Time works differently on the internet. In the online world, there's no such thing as past, present, and future. It's an eternal present, an ever-evolving mash-up of nostalgia and futurism, recycled memes, retro aesthetics, and stream-of-consciousness creation that seems to compress eras in the same way it transcends space.
Jeron Braxton's animation is very much of-the-internet. It's practically overflowing with nostalgic nods to eras past, from its low-polygon neon art style to its depictions of Polaroids and Macintosh desktops, to its constant referencing of video game and pop culture history. But it's not nostalgic in the sense of wanting to re-create or re-inhabit the past. Instead, those recognizable elements are used to build something that feels brand new, even as it reminds you of the past.
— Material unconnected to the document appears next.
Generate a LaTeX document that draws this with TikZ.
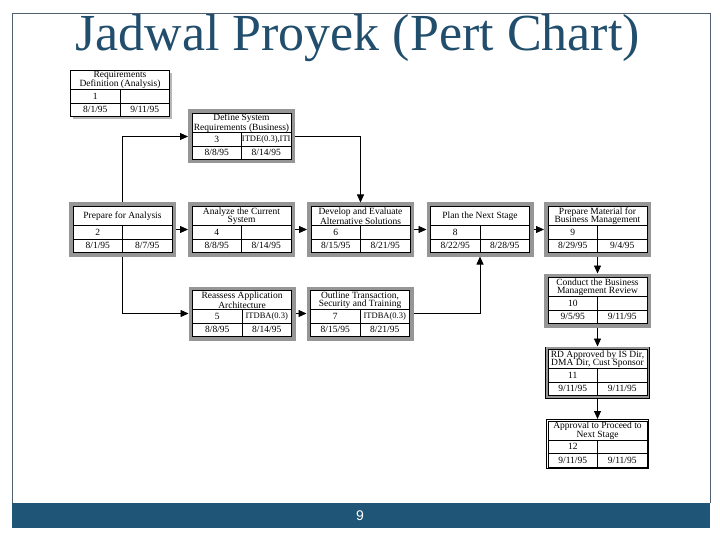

They feel like the future, too, or at least a future. When The Fader premiered Braxton's 2018 short Octane, their headline stated it as blatantly as you could: "Jeron Braxton's short films might be the future of animation." Sure, the "might" is doing some work to walk things back, but judging from the rest of the article, it feels like a hedge added by a nervous editor. A responsible editor wouldn't let you definitively claim that a 23-year-old was the future of an entire medium, but Braxton was fresh off a jury prize at Sundance and an exhibition at San Francisco's Museum of the African Diaspora, so you can see why you'd want to put that thought out there.
Looking back at Glucose four years later, it's easy to see why folks were so excited. Aesthetically, the film is basically a PS One having a nervous breakdown. Character models skew and stretch like they're constantly on the verge of falling apart completely, a satisfying contrast to the rigid perspectives and boxy furniture that make up the film's backgrounds. The soundtrack is as attention-grabbing as the look, a fusion of chiptune sounds and avant-garde electronics that wouldn't be at all out of place on a label like Brainfeeder. For lack of a better word, and at the risk of sounding absurdly unhip, it just looks and sounds cool.
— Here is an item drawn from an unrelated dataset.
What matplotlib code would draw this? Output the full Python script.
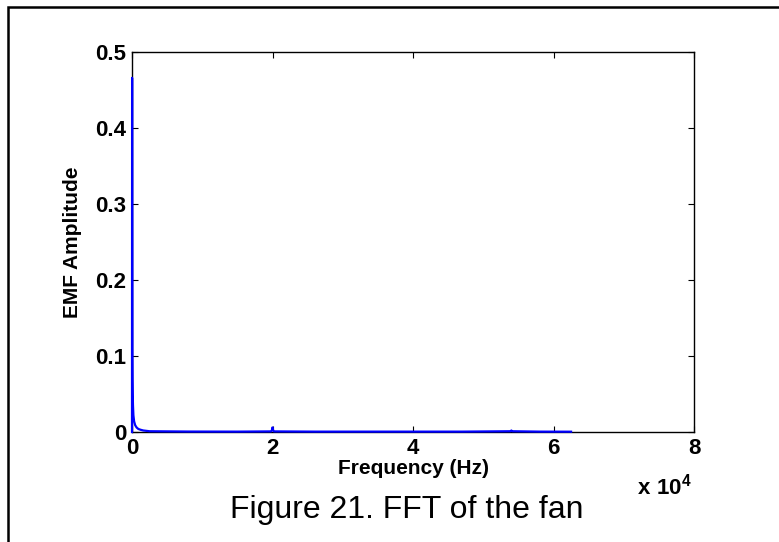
import matplotlib
matplotlib.use("Agg")
import matplotlib.pyplot as plt
from matplotlib.patches import Rectangle

# spectrum (Hz, amplitude)
freq = [0, 15, 25, 45, 70, 100, 140, 200, 300, 450, 650, 900, 1200, 1600, 2500,
        8000, 15000, 19800, 19950, 20000, 20050, 20200, 26000, 33000, 40000,
        47000, 53900, 54000, 54100, 58000, 62500]
amp = [0.0, 0.466, 0.30, 0.11, 0.07, 0.05, 0.035, 0.022, 0.014, 0.009, 0.006,
       0.004, 0.003, 0.002, 0.001,
       0.0006, 0.0005, 0.0008, 0.003, 0.006, 0.003, 0.0008, 0.0005, 0.0005, 0.0005,
       0.0005, 0.001, 0.002, 0.001, 0.0005, 0.0004]

xticks = [0, 20000, 40000, 60000, 80000]
xtick_labels = ['0', '2', '4', '6', '8']
yticks = [0, 0.1, 0.2, 0.3, 0.4, 0.5]
ytick_labels = ['0', '0.1', '0.2', '0.3', '0.4', '0.5']

plt.rcParams['font.family'] = ['Liberation Sans', 'DejaVu Sans']
plt.rcParams['mathtext.fontset'] = 'custom'
plt.rcParams['mathtext.rm'] = 'Liberation Sans'
plt.rcParams['mathtext.bf'] = 'Liberation Sans:bold'

fig = plt.figure(figsize=(7.79, 5.42), dpi=100)
ax = fig.add_axes([132 / 779, 1 - 432 / 542, 562 / 779, 380 / 542])

ax.plot(freq, amp, color='#0000ff', lw=1.6, zorder=3, clip_on=False)
ax.set_xlim(0, 80000)
ax.set_ylim(0, 0.5)
ax.set_xticks(xticks)
ax.set_xticklabels(xtick_labels)
ax.set_yticks(yticks)
ax.set_yticklabels(ytick_labels)
ax.tick_params(direction='in', length=4, width=0.8, top=True, right=True,
               labelsize=16, pad=4)
for lab in ax.get_xticklabels() + ax.get_yticklabels():
    lab.set_fontweight('bold')
for s in ax.spines.values():
    s.set_linewidth(1.0)

ax.set_xlabel('Frequency (Hz)', fontsize=15, fontweight='bold', labelpad=0)
ax.set_ylabel('EMF Amplitude', fontsize=15, fontweight='bold', labelpad=10)
fig.text(665 / 779, 1 - 487 / 542, r'$\mathbf{x\ 10^{4}}$', fontsize=16,
         ha='center', va='center')

fig.text(407 / 779, 1 - 510 / 542, 'Figure 21. FFT of the fan', fontsize=23,
         ha='center', va='center')

# outer frame (only top and left edges visible)
fig.add_artist(Rectangle((8 / 779, -0.2), 1.2, 1 - 7 / 542 + 0.2,
                         transform=fig.transFigure, fill=False,
                         edgecolor='black', lw=1.8))

fig.savefig('out.png', dpi=100)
It's also incredibly disorienting, and the first minute or two might feel like weirdness for its own sake. Once you fall into its rhythm, though, it's clear that there's more going on than random imagery. The disconnected scenes gather momentum, the pace slows down to something approaching contemplative, and (to borrow from that Fader piece) it becomes "a surreal, disjointed, and truly moving exploration of police violence and loneliness in the internet age." Or at least that's one interpretation of a short that seems open to many readings.